▸ **Work to do**: Everything in the data should be repeated exactly, save for the images.

((

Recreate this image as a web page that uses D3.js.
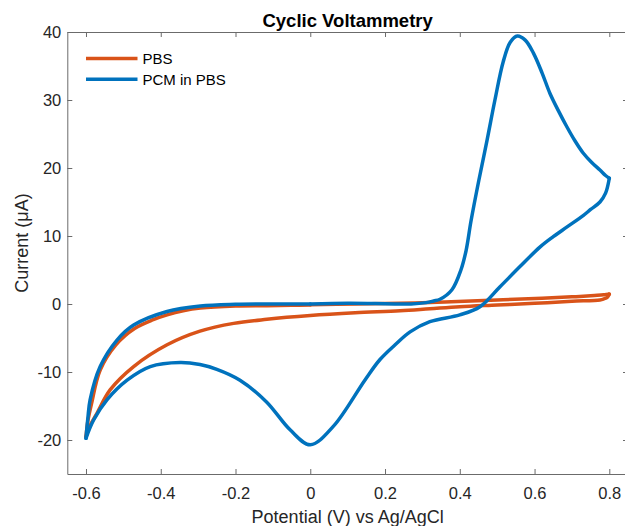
<!DOCTYPE html>
<html>
<head>
<meta charset="utf-8">
<script src="https://cdn.jsdelivr.net/npm/d3@7"></script>
<style>
  html, body { margin: 0; padding: 0; background: #fff; }
  svg { display: block; font-family: "Liberation Sans", Arial, Helvetica, sans-serif; }
</style>
</head>
<body>
<svg id="chart" width="625" height="526"></svg>
<script>
// ---------------- data ----------------
const chartTitle = "Cyclic Voltammetry";
const xLabel = "Potential (V) vs Ag/AgCl";
const yLabel = "Current (\u03BCA)";
const xTicks = [-0.6, -0.4, -0.2, 0, 0.2, 0.4, 0.6, 0.8];
const yTicks = [-20, -10, 0, 10, 20, 30, 40];
const seriesNames = ["PBS", "PCM in PBS"];
const seriesColors = ["#D95319", "#0072BD"];

// PBS (blank) scan: 0 -> 0.8 -> -0.6 -> 0
const pbsPotential = [0, 0.12, 0.24, 0.36, 0.5, 0.62, 0.7, 0.76, 0.785, 0.797, 0.8,
  0.795, 0.785, 0.775, 0.7, 0.6, 0.5, 0.4, 0.32, 0.24, 0.12, 0, -0.116, -0.205, -0.295,
  -0.383, -0.4725, -0.535, -0.571, -0.59, -0.6,
  -0.595, -0.585, -0.562, -0.52, -0.47, -0.42, -0.383, -0.34, -0.294, -0.2, -0.116, -0.05, 0];
const pbsCurrent = [-0.1, 0.0, 0.1, 0.3, 0.6, 0.85, 1.05, 1.25, 1.35, 1.45, 1.45,
  1.0, 0.75, 0.6, 0.4, 0.1, -0.15, -0.4, -0.7, -1.0, -1.3, -1.7, -2.25, -2.85, -4.0,
  -6.0, -9.2, -12.6, -16.1, -18.0, -19.5,
  -17.2, -14.6, -9.7, -6.0, -3.6, -2.3, -1.6, -1.0, -0.6, -0.3, -0.25, -0.2, -0.15];

// PCM in PBS scan: 0 -> 0.8 -> -0.6 -> 0
const pcmPotential = [0, 0.1, 0.2, 0.27, 0.31, 0.33, 0.347, 0.379, 0.403, 0.417, 0.430,
  0.451, 0.473, 0.494, 0.516, 0.535, 0.554, 0.575, 0.597, 0.62, 0.641, 0.664, 0.686, 0.708,
  0.73, 0.753, 0.775, 0.79, 0.8,
  0.79, 0.775, 0.75, 0.73, 0.686, 0.65, 0.615, 0.561, 0.507, 0.454, 0.40, 0.32, 0.267, 0.227,
  0.186, 0.146, 0.0615, 0, -0.054, -0.117, -0.188, -0.25, -0.295, -0.348, -0.428,
  -0.49, -0.544, -0.58, -0.6,
  -0.595, -0.589, -0.562, -0.517, -0.4725, -0.383, -0.294, -0.2, -0.116, 0];
const pcmCurrent = [0, 0.1, 0.05, 0, 0.2, 0.45, 0.7, 2.1, 5.0, 7.9, 12.2,
  18.2, 24.1, 30.0, 35.6, 38.5, 39.4, 38.8, 36.9, 34.0, 31.0, 28.4, 26.1, 24.0,
  22.2, 20.8, 19.7, 18.9, 18.5,
  16.3, 15.0, 13.9, 13.0, 11.3, 9.9, 8.4, 5.5, 2.5, -0.4, -1.6, -2.6, -4.1, -6.0,
  -8.2, -11.2, -18.0, -20.7, -18.5, -14.4, -11.2, -9.6, -8.9, -8.6, -9.2,
  -11.2, -14.1, -17.1, -19.75,
  -16.8, -14.1, -9.2, -5.3, -3.1, -1.1, -0.3, -0.05, 0, 0];

// ---------------- chart ----------------
const svg = d3.select("#chart");
const mLeft = 67.3, mRight = 628, mTop = 32, mBottom = 474;
const x = d3.scaleLinear().domain([-0.65, 0.85]).range([mLeft, mRight]);
const y = d3.scaleLinear().domain([-25, 40]).range([mBottom, mTop]);

const axisColor = "#6b6b6b";
const textColor = "#262626";

function styleAxis(g) {
  g.selectAll("path.domain").attr("stroke", axisColor).attr("stroke-width", 1);
  g.selectAll(".tick line").attr("stroke", axisColor).attr("stroke-width", 1);
  g.selectAll(".tick text").attr("fill", textColor).style("font-size", "16.5px")
    .style("font-family", "'Liberation Sans', Arial, Helvetica, sans-serif");
}
const fmt = d => String(+(+d).toFixed(1));

// bottom
svg.append("g").attr("transform", `translate(0,${mBottom})`)
  .call(d3.axisBottom(x).tickValues(xTicks).tickSizeInner(-5).tickSizeOuter(0).tickPadding(13)
    .tickFormat(fmt))
  .call(styleAxis);
// top
svg.append("g").attr("transform", `translate(0,${mTop})`)
  .call(d3.axisTop(x).tickValues(xTicks).tickSizeInner(-5).tickSizeOuter(0).tickFormat(""))
  .call(styleAxis);
// left
svg.append("g").attr("transform", `translate(${mLeft},0)`)
  .call(d3.axisLeft(y).tickValues(yTicks).tickSizeInner(-5).tickSizeOuter(0).tickPadding(6)
    .tickFormat(fmt))
  .call(styleAxis);
// right
svg.append("g").attr("transform", `translate(${mRight},0)`)
  .call(d3.axisRight(y).tickValues(yTicks).tickSizeInner(-5).tickSizeOuter(0).tickFormat(""))
  .call(styleAxis);

// lines: split each scan where sweep direction reverses, smooth each sweep
const series = [
  { name: seriesNames[0], color: seriesColors[0], v: pbsPotential, i: pbsCurrent },
  { name: seriesNames[1], color: seriesColors[1], v: pcmPotential, i: pcmCurrent }
];
const line = d3.line()
  .x(d => x(d[0])).y(d => y(d[1]))
  .curve(d3.curveCatmullRom.alpha(0.5));

function sweeps(pts) {
  const out = [];
  let cur = [pts[0]];
  let dir = 0;
  for (let k = 1; k < pts.length; k++) {
    const d = Math.sign(pts[k][0] - pts[k - 1][0]);
    if (dir !== 0 && d !== 0 && d !== dir) {
      out.push(cur);
      cur = [pts[k - 1]];
    }
    if (d !== 0) dir = d;
    cur.push(pts[k]);
  }
  out.push(cur);
  return out;
}

series.forEach(s => {
  const pts = s.v.map((v, k) => [v, s.i[k]]);
  const g = svg.append("g");
  sweeps(pts).forEach(seg => {
    g.append("path")
      .datum(seg)
      .attr("d", line)
      .attr("fill", "none")
      .attr("stroke", s.color)
      .attr("stroke-width", 3.5)
      .attr("stroke-linejoin", "round")
      .attr("stroke-linecap", "round");
  });
});

// legend
const legend = svg.append("g");
series.forEach((s, k) => {
  const ly = 58.5 + k * 20.8;
  legend.append("line")
    .attr("x1", 86).attr("x2", 137.5).attr("y1", ly).attr("y2", ly)
    .attr("stroke", s.color).attr("stroke-width", 3.5);
  legend.append("text")
    .attr("x", 142.5).attr("y", ly).attr("dy", "0.36em")
    .attr("fill", "#000").style("font-size", "15px")
    .text(s.name);
});

// title
svg.append("text")
  .attr("x", (mLeft + mRight) / 2).attr("y", 27)
  .attr("text-anchor", "middle")
  .style("font-size", "18.5px").style("font-weight", "bold")
  .attr("fill", "#000")
  .text(chartTitle);

// x label
svg.append("text")
  .attr("x", (mLeft + mRight) / 2).attr("y", 523)
  .attr("text-anchor", "middle")
  .style("font-size", "18px")
  .attr("fill", textColor)
  .text(xLabel);

// y label
svg.append("text")
  .attr("transform", `translate(28,${(mTop + mBottom) / 2 - 10}) rotate(-90)`)
  .attr("text-anchor", "middle")
  .style("font-size", "18px")
  .attr("fill", textColor)
  .text(yLabel);
</script>
</body>
</html>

))

▸ **Worked answer**:
Recreate this image as a web page that uses D3.js.
<!DOCTYPE html>
<html>
<head>
<meta charset="utf-8">
<script src="https://cdn.jsdelivr.net/npm/d3@7"></script>
<style>
  html, body { margin: 0; padding: 0; background: #fff; }
  svg { display: block; font-family: "Liberation Sans", Arial, Helvetica, sans-serif; }
</style>
</head>
<body>
<svg id="chart" width="625" height="526"></svg>
<script>
// ---------------- data ----------------
const chartTitle = "Cyclic Voltammetry";
const xLabel = "Potential (V) vs Ag/AgCl";
const yLabel = "Current (\u03BCA)";
const xTicks = [-0.6, -0.4, -0.2, 0, 0.2, 0.4, 0.6, 0.8];
const yTicks = [-20, -10, 0, 10, 20, 30, 40];
const seriesNames = ["PBS", "PCM in PBS"];
const seriesColors = ["#D95319", "#0072BD"];

// PBS (blank) scan: 0 -> 0.8 -> -0.6 -> 0
const pbsPotential = [0, 0.12, 0.24, 0.36, 0.5, 0.62, 0.7, 0.76, 0.785, 0.797, 0.8,
  0.795, 0.785, 0.775, 0.7, 0.6, 0.5, 0.4, 0.32, 0.24, 0.12, 0, -0.116, -0.205, -0.295,
  -0.383, -0.4725, -0.535, -0.571, -0.59, -0.6,
  -0.595, -0.585, -0.562, -0.52, -0.47, -0.42, -0.383, -0.34, -0.294, -0.2, -0.116, -0.05, 0];
const pbsCurrent = [-0.1, 0.0, 0.1, 0.3, 0.6, 0.85, 1.05, 1.25, 1.35, 1.45, 1.45,
  1.0, 0.75, 0.6, 0.4, 0.1, -0.15, -0.4, -0.7, -1.0, -1.3, -1.7, -2.25, -2.85, -4.0,
  -6.0, -9.2, -12.6, -16.1, -18.0, -19.5,
  -17.2, -14.6, -9.7, -6.0, -3.6, -2.3, -1.6, -1.0, -0.6, -0.3, -0.25, -0.2, -0.15];

// PCM in PBS scan: 0 -> 0.8 -> -0.6 -> 0
const pcmPotential = [0, 0.1, 0.2, 0.27, 0.31, 0.33, 0.347, 0.379, 0.403, 0.417, 0.430,
  0.451, 0.473, 0.494, 0.516, 0.535, 0.554, 0.575, 0.597, 0.62, 0.641, 0.664, 0.686, 0.708,
  0.73, 0.753, 0.775, 0.79, 0.8,
  0.79, 0.775, 0.75, 0.73, 0.686, 0.65, 0.615, 0.561, 0.507, 0.454, 0.40, 0.32, 0.267, 0.227,
  0.186, 0.146, 0.0615, 0, -0.054, -0.117, -0.188, -0.25, -0.295, -0.348, -0.428,
  -0.49, -0.544, -0.58, -0.6,
  -0.595, -0.589, -0.562, -0.517, -0.4725, -0.383, -0.294, -0.2, -0.116, 0];
const pcmCurrent = [0, 0.1, 0.05, 0, 0.2, 0.45, 0.7, 2.1, 5.0, 7.9, 12.2,
  18.2, 24.1, 30.0, 35.6, 38.5, 39.4, 38.8, 36.9, 34.0, 31.0, 28.4, 26.1, 24.0,
  22.2, 20.8, 19.7, 18.9, 18.5,
  16.3, 15.0, 13.9, 13.0, 11.3, 9.9, 8.4, 5.5, 2.5, -0.4, -1.6, -2.6, -4.1, -6.0,
  -8.2, -11.2, -18.0, -20.7, -18.5, -14.4, -11.2, -9.6, -8.9, -8.6, -9.2,
  -11.2, -14.1, -17.1, -19.75,
  -16.8, -14.1, -9.2, -5.3, -3.1, -1.1, -0.3, -0.05, 0, 0];

// ---------------- chart ----------------
const svg = d3.select("#chart");
const mLeft = 67.3, mRight = 628, mTop = 32, mBottom = 474;
const x = d3.scaleLinear().domain([-0.65, 0.85]).range([mLeft, mRight]);
const y = d3.scaleLinear().domain([-25, 40]).range([mBottom, mTop]);

const axisColor = "#6b6b6b";
const textColor = "#262626";

function styleAxis(g) {
  g.selectAll("path.domain").attr("stroke", axisColor).attr("stroke-width", 1);
  g.selectAll(".tick line").attr("stroke", axisColor).attr("stroke-width", 1);
  g.selectAll(".tick text").attr("fill", textColor).style("font-size", "16.5px")
    .style("font-family", "'Liberation Sans', Arial, Helvetica, sans-serif");
}
const fmt = d => String(+(+d).toFixed(1));

// bottom
svg.append("g").attr("transform", `translate(0,${mBottom})`)
  .call(d3.axisBottom(x).tickValues(xTicks).tickSizeInner(-5).tickSizeOuter(0).tickPadding(13)
    .tickFormat(fmt))
  .call(styleAxis);
// top
svg.append("g").attr("transform", `translate(0,${mTop})`)
  .call(d3.axisTop(x).tickValues(xTicks).tickSizeInner(-5).tickSizeOuter(0).tickFormat(""))
  .call(styleAxis);
// left
svg.append("g").attr("transform", `translate(${mLeft},0)`)
  .call(d3.axisLeft(y).tickValues(yTicks).tickSizeInner(-5).tickSizeOuter(0).tickPadding(6)
    .tickFormat(fmt))
  .call(styleAxis);
// right
svg.append("g").attr("transform", `translate(${mRight},0)`)
  .call(d3.axisRight(y).tickValues(yTicks).tickSizeInner(-5).tickSizeOuter(0).tickFormat(""))
  .call(styleAxis);

// lines: split each scan where sweep direction reverses, smooth each sweep
const series = [
  { name: seriesNames[0], color: seriesColors[0], v: pbsPotential, i: pbsCurrent },
  { name: seriesNames[1], color: seriesColors[1], v: pcmPotential, i: pcmCurrent }
];
const line = d3.line()
  .x(d => x(d[0])).y(d => y(d[1]))
  .curve(d3.curveCatmullRom.alpha(0.5));

function sweeps(pts) {
  const out = [];
  let cur = [pts[0]];
  let dir = 0;
  for (let k = 1; k < pts.length; k++) {
    const d = Math.sign(pts[k][0] - pts[k - 1][0]);
    if (dir !== 0 && d !== 0 && d !== dir) {
      out.push(cur);
      cur = [pts[k - 1]];
    }
    if (d !== 0) dir = d;
    cur.push(pts[k]);
  }
  out.push(cur);
  return out;
}

series.forEach(s => {
  const pts = s.v.map((v, k) => [v, s.i[k]]);
  const g = svg.append("g");
  sweeps(pts).forEach(seg => {
    g.append("path")
      .datum(seg)
      .attr("d", line)
      .attr("fill", "none")
      .attr("stroke", s.color)
      .attr("stroke-width", 3.5)
      .attr("stroke-linejoin", "round")
      .attr("stroke-linecap", "round");
  });
});

// legend
const legend = svg.append("g");
series.forEach((s, k) => {
  const ly = 58.5 + k * 20.8;
  legend.append("line")
    .attr("x1", 86).attr("x2", 137.5).attr("y1", ly).attr("y2", ly)
    .attr("stroke", s.color).attr("stroke-width", 3.5);
  legend.append("text")
    .attr("x", 142.5).attr("y", ly).attr("dy", "0.36em")
    .attr("fill", "#000").style("font-size", "15px")
    .text(s.name);
});

// title
svg.append("text")
  .attr("x", (mLeft + mRight) / 2).attr("y", 27)
  .attr("text-anchor", "middle")
  .style("font-size", "18.5px").style("font-weight", "bold")
  .attr("fill", "#000")
  .text(chartTitle);

// x label
svg.append("text")
  .attr("x", (mLeft + mRight) / 2).attr("y", 523)
  .attr("text-anchor", "middle")
  .style("font-size", "18px")
  .attr("fill", textColor)
  .text(xLabel);

// y label
svg.append("text")
  .attr("transform", `translate(28,${(mTop + mBottom) / 2 - 10}) rotate(-90)`)
  .attr("text-anchor", "middle")
  .style("font-size", "18px")
  .attr("fill", textColor)
  .text(yLabel);
</script>
</body>
</html>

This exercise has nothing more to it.